Travelling around the country, as we do, we expect to see both the usual and the unusual – but not together on the same site. This place is only an hours drive from home.
The earliest building on this site was a Jacobean brick built house. After the civil war it was sold and the new owner erected two towers on the north side of the house and his grandson added the wings which enclose the entrance courtyard. Later a new private chapel was added to the west of this courtyard.
Around 1805 the owners employed John Nash, a well known English architect, to carry out a major reconstruction of the house which included the addition of huge ionic porticoes to the north and south fronts.
In 1837 serious debt forced the sale of the estate to the 11th Baron Ward, later 1st Earl of Dudley, who had inherited a great fortune from the coal and iron industries in the Black Country.
In the 1850s, Baron Ward engaged the architect Samuel Daukes, who had already altered his London house to remodel the house in Italianate style using ashlar stone cladding over the existing red brickwork and this is the result – Witley Court near the village of Great Witley in Worcestershire..
What a very grand house it is with the very impressive fountain behind it.
However you may not have noticed something odd about the house in the first photograph. There is no glass in any of the windows and the sky is visible through some of the windows as seen in the picture below.
In 1920 Witley Court was sold to Sir Herbert Smith who maintained only a skeleton staff to manage the house whilst he and his family were away, and many areas were left unused. A major accidental fire broke out in September 1937 whilst Sir Herbert was at another of his houses and although it did not destroy the whole house the estate was sold as separate lots with the house being bought by scrap dealers who stripped what they could from the house leaving it an empty shell. So we have what appears to be the usual stately home but is, unusually, just a shell. A rather sad ending for such a grand house.
The ruin is currently managed by English Heritage.
The picture below is the main reception hall with the main staircase through the arch in the far wall.

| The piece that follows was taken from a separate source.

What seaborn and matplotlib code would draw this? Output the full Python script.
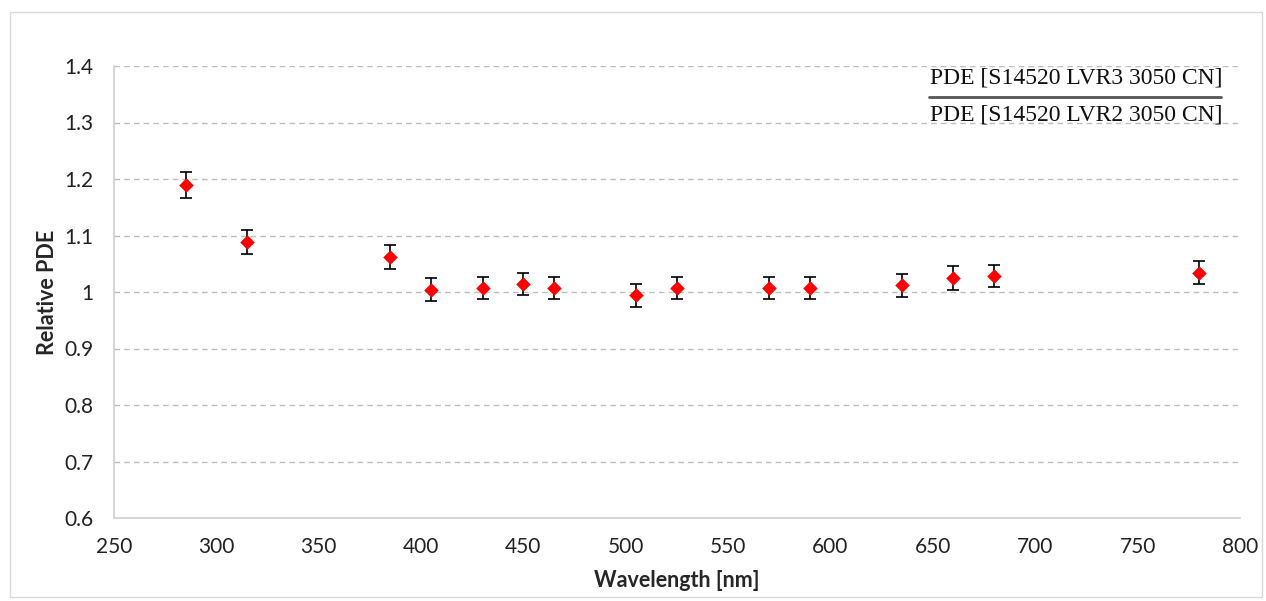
import matplotlib
matplotlib.use("Agg")
import matplotlib.pyplot as plt
import seaborn as sns
import pandas as pd
from matplotlib.patches import Rectangle

wavelength = [285, 315, 385, 405, 430, 450, 465, 505, 525, 570, 590, 635, 660, 680, 780]
relative_pde = [1.189, 1.088, 1.062, 1.004, 1.007, 1.014, 1.007, 0.994, 1.007, 1.007, 1.007, 1.012, 1.025, 1.028, 1.034]
pde_err = [0.023, 0.021, 0.021, 0.020, 0.020, 0.020, 0.020, 0.020, 0.020, 0.020, 0.020, 0.020, 0.021, 0.020, 0.020]
y_ticks = [0.6, 0.7, 0.8, 0.9, 1.0, 1.1, 1.2, 1.3, 1.4]
y_tick_labels = ["0.6", "0.7", "0.8", "0.9", "1", "1.1", "1.2", "1.3", "1.4"]
x_ticks = [250, 300, 350, 400, 450, 500, 550, 600, 650, 700, 750, 800]
numerator = "PDE [S14520 LVR3 3050 CN]"
denominator = "PDE [S14520 LVR2 3050 CN]"

df = pd.DataFrame({"wl": wavelength, "pde": relative_pde, "err": pde_err})

sns.set_theme(style="white")
plt.rcParams["font.family"] = ["Lato", "DejaVu Sans"]

fig = plt.figure(figsize=(12.66, 6.01), dpi=100)
ax = fig.add_axes([114/1266, 1-518/601, (1240-114)/1266, (518-66)/601])

fig.patches.append(Rectangle((10/1266, 1-597/601), 1252/1266, 585/601, transform=fig.transFigure,
                             fill=False, edgecolor="#d9d9d9", linewidth=1.0))

ax.errorbar(df["wl"], df["pde"], yerr=df["err"], fmt="none", ecolor="black",
            elinewidth=1.2, capsize=4, capthick=1.2, zorder=2)
sns.scatterplot(data=df, x="wl", y="pde", marker="D", color="#ff0000", s=55,
                edgecolor="#ff0000", linewidth=0, ax=ax, zorder=3)

ax.set_xlim(250, 800)
ax.set_ylim(0.6, 1.4)
ax.set_xticks(x_ticks)
ax.set_xticklabels([str(v) for v in x_ticks], fontsize=15, color="#222222")
ax.set_yticks(y_ticks)
ax.set_yticklabels(y_tick_labels, fontsize=15, color="#222222")
ax.tick_params(axis="y", length=0, pad=15)
ax.tick_params(axis="x", length=0, pad=14)
for yv in y_ticks[1:]:
    ax.axhline(yv, color="#bdbdbd", linestyle=(0, (4, 3)), linewidth=1.0, zorder=0)
for s in ["top", "right"]:
    ax.spines[s].set_visible(False)
for s in ["left", "bottom"]:
    ax.spines[s].set_color("#d0d0d0")
    ax.spines[s].set_linewidth(1.2)

ax.set_xlabel("Wavelength [nm]", fontsize=15.5, fontweight="bold", labelpad=9)
ax.set_ylabel("Relative PDE", fontsize=15.5, fontweight="bold", labelpad=4)

ax.text(1222/1266, 1-78/601, numerator, transform=fig.transFigure, ha="right", va="center",
        fontsize=17, family=["Liberation Serif"], color="#111111")
ax.text(1222/1266, 1-115/601, denominator, transform=fig.transFigure, ha="right", va="center",
        fontsize=17, family=["Liberation Serif"], color="#111111")
fig.add_artist(plt.Line2D([929/1266, 1221/1266], [1-97/601, 1-97/601], transform=fig.transFigure,
                          color="#555555", linewidth=2))

fig.savefig("out.png", dpi=100)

The picture below is in the main stairwell and the angled plaster follows the line of the original staircase.
There are numerous decorative carvings around the building of which this doorway is an example.
This picture shows the main entrance to what was the Conservatory and the picture below it is the Conservatory interior.
The church is still attached to the main house but is not maintained by English Heritage as it is now the parish church.
But what a parish church. It was built in the mid 18th century and, at that time, the interior was rather plain. Just 10 years later stained glass windows and the oil on canvas paintings on a new curved ceiling were added together with moulds for the wall and ceiling decorations and the organ.
What an astonishing result! If you are ever in this area don’t miss seeing the church interior.